L’idea che "Gesù sia stato il primo socialista della storia" circola spesso, soprattutto in ambienti di sinistra. Ma è un’affermazione storicamente fondata? O nasce da un’interpretazione anacronistica? Approfitto della questione per riflettere su alcune mie convinzioni politiche e sul perché, nonostante tutto, continuo a considerarmi un uomo di sinistra.
Un errore metodologico: proiettare il presente sul passato
L’accostamento tra Gesù e il socialismo deriva dall’applicazione di categorie moderne a un contesto antico, un errore storiografico frequente (lo commette persino Alessandro Barbero quando parla di "borghesia" nell’Atene classica). Il socialismo, come ideologia strutturata, nasce tra Sette e Ottocento, in reazione alle contraddizioni del liberalismo e della Rivoluzione Industriale.

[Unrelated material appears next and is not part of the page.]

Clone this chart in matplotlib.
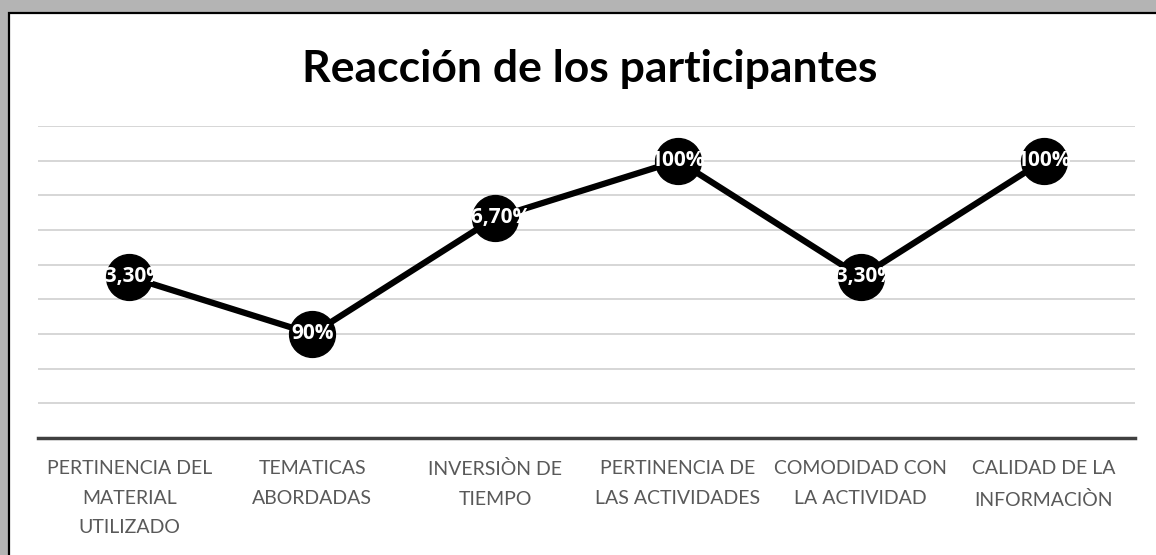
import matplotlib
matplotlib.use('Agg')
import matplotlib.pyplot as plt
from matplotlib.patches import Rectangle

categorias = ['PERTINENCIA DEL\nMATERIAL\nUTILIZADO', 'TEMATICAS\nABORDADAS',
              'INVERSIÒN DE\nTIEMPO', 'PERTINENCIA DE\nLAS ACTIVIDADES',
              'COMODIDAD CON\nLA ACTIVIDAD', 'CALIDAD DE LA\nINFORMACIÒN']
valores = [93.3, 90, 96.7, 100, 93.3, 100]
etiquetas = ['93,30%', '90%', '96,70%', '100%', '93,30%', '100%']

plt.rcParams['font.family'] = ['Lato', 'DejaVu Sans']

W, H = 1156, 555
fig = plt.figure(figsize=(W/100, H/100), dpi=100, facecolor='#b4b4b4')

# marco con sombra
marco = Rectangle((9/W, -0.01), 1, 1.01 - 13/H, transform=fig.transFigure,
                  facecolor='white', edgecolor='black', linewidth=1.6, zorder=-5)
fig.patches.append(marco)

ax = fig.add_axes([38/W, 1 - 438/H, (1135-38)/W, (438-126)/H])
ax.patch.set_alpha(0)
x = list(range(len(categorias)))

ax.plot(x, valores, color='black', linewidth=4.5, marker='o', markersize=33,
        markerfacecolor='black', markeredgecolor='black', zorder=3, clip_on=False)
for xi, v, t in zip(x, valores, etiquetas):
    ax.text(xi, v, t, color='white', fontsize=15, fontweight='bold',
            ha='center', va='center', zorder=4, family=['Open Sans', 'DejaVu Sans'])

ax.set_xlim(-0.5, len(categorias) - 0.5)
ax.set_ylim(84, 102)
ax.set_yticks(range(86, 103, 2))
ax.yaxis.grid(True, color='#d0d0d0', linewidth=1.2)
ax.set_axisbelow(True)
ax.tick_params(axis='y', left=False, labelleft=False)
ax.set_xticks(x)
ax.set_xticklabels(categorias, fontsize=14, color='#595959', linespacing=1.9)
ax.tick_params(axis='x', length=0, pad=16)
for s in ['top', 'right', 'left']:
    ax.spines[s].set_visible(False)
ax.spines['bottom'].set_color('#404040')
ax.spines['bottom'].set_linewidth(2.5)

fig.text(0.51, 1 - 69/H, 'Reacción de los participantes', fontsize=32,
         fontweight='bold', ha='center', va='center', color='black')

fig.savefig('out.png', dpi=100, facecolor=fig.get_facecolor())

Gesù, invece, era un ebreo del I secolo, la cui predicazione si inseriva nella tradizione profetica giudaica. Il suo messaggio aveva una dimensione comunitaristica – basata sulla condivisione e sulla giustizia sociale – ma non comunista o socialista, perché privo di quegli elementi tipicamente moderni come la lotta di classe, la pianificazione economica o la proprietà collettiva dei mezzi di produzione.
Le radici ebraiche della solidarietà organizzata
Un aspetto interessante, spesso trascurato, è il modello di autogestione delle comunità ebraiche durante la diaspora. Queste svilupparono strutture di mutuo soccorso – collegia o consigli di probi viri – che si occupavano di redistribuire risorse, assistere i bisognosi e gestire i beni comuni. Era un sistema che garantiva sostentamento anche ai più poveri, in contesti dove la carità non era istituzionalizzata.
Qui emerge una differenza cruciale con l’individualismo liberista: mentre il mito della "mano invisibile" presuppone che il mercato autoregolato risolva ogni disuguaglianza, l’esperienza storica dimostra che senza intervento deliberato, le disparità si acuiscono.
Perché resto di sinistra (nonostante tutto)
La mia adesione alla sinistra nasce proprio da qui: dal rifiuto dell’utopia liberista e dalla convinzione che una società giusta richieda istituzioni solidali. Non credo che la ricchezza si ridistribuisca spontaneamente, né che il benessere di pochi possa coincidere con quello di tutti. Servono meccanismi chiari – tasse progressive, welfare universale, controllo democratico sull’economia – per evitare che chi è svantaggiato venga schiacciato.
Gesù, in questo senso, non fu un socialista, ma la sua denuncia dell’ingiustizia ("È più facile che un cammello passi per la cruna di un ago, che un ricco entri nel regno dei cieli", Marco 10:25) resta una lezione potentissima. E forse, oggi più che mai, vale la pena rileggerla senza strumentalizzazioni, ma con la consapevolezza che l’uguaglianza non è un dono del mercato: è una scelta politica.